■ DIRECTIONS ■
Go through the data below. List every line that holds the word "with".

■ SOURCE MATERIAL ■
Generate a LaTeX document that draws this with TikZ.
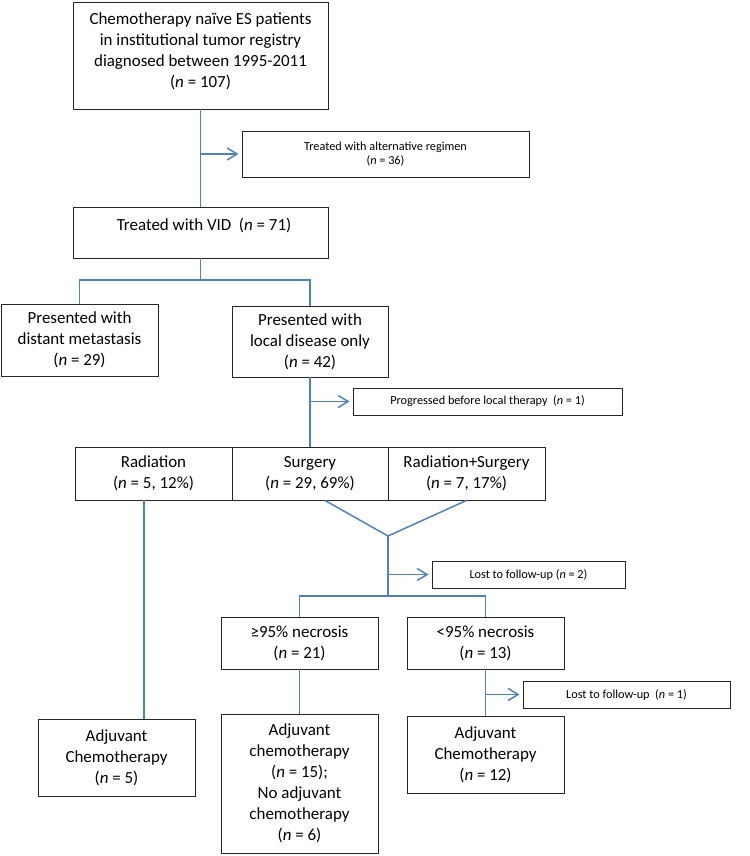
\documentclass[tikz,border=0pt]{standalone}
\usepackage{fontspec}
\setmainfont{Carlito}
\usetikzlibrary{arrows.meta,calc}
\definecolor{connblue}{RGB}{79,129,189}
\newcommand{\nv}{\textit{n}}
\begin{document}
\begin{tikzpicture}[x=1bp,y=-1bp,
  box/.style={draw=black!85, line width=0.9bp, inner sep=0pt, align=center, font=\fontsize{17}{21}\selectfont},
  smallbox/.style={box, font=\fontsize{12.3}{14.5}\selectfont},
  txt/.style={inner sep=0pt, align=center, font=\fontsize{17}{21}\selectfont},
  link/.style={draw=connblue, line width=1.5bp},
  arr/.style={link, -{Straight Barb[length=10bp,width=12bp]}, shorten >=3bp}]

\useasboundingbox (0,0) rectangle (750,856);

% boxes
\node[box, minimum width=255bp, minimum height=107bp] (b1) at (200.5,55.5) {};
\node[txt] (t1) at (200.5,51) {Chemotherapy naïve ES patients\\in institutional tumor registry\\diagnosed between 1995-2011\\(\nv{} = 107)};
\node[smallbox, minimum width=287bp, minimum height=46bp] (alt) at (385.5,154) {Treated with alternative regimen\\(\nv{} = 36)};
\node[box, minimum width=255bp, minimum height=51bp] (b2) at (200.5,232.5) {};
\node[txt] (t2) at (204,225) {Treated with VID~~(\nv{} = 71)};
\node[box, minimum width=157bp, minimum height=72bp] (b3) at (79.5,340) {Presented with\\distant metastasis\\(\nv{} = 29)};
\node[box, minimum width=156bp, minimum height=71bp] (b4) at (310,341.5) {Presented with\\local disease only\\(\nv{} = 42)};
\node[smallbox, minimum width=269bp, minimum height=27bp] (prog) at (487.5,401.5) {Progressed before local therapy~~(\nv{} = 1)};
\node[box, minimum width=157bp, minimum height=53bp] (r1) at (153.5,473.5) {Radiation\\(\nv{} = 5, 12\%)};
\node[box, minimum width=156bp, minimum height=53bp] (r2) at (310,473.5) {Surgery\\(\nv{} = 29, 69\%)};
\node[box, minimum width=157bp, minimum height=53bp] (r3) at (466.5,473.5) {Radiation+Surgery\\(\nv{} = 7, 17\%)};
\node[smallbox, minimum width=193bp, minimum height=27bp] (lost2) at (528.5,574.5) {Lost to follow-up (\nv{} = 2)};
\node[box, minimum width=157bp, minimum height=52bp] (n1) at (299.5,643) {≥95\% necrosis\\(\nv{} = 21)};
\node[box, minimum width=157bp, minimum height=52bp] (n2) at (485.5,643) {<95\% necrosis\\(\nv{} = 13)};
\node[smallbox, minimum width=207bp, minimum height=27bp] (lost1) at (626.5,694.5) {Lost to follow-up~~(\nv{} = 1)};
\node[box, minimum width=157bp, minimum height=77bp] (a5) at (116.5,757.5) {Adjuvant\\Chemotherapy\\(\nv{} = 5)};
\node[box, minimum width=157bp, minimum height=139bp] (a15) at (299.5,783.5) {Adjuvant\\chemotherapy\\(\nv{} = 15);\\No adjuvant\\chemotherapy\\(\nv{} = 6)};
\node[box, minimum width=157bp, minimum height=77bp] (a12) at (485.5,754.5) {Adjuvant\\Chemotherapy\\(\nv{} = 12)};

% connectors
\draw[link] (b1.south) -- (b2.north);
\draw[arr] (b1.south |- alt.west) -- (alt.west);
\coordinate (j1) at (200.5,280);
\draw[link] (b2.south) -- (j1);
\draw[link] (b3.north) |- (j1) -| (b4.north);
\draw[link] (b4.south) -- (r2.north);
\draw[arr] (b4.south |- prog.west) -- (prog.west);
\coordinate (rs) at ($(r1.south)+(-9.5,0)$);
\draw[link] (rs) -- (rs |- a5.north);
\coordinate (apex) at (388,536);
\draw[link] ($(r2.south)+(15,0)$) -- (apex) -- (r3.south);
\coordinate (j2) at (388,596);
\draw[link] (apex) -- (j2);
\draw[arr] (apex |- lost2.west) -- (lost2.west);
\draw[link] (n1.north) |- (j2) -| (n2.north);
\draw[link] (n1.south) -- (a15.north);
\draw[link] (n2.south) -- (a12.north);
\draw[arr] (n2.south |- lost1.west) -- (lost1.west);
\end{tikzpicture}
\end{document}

■ TASK RESPONSE ■
Generate a LaTeX document that draws this with TikZ.
\node[smallbox, minimum width=287bp, minimum height=46bp] (alt) at (385.5,154) {Treated with alternative regimen\\(\nv{} = 36)};
\node[txt] (t2) at (204,225) {Treated with VID~~(\nv{} = 71)};
\node[box, minimum width=157bp, minimum height=72bp] (b3) at (79.5,340) {Presented with\\distant metastasis\\(\nv{} = 29)};
\node[box, minimum width=156bp, minimum height=71bp] (b4) at (310,341.5) {Presented with\\local disease only\\(\nv{} = 42)};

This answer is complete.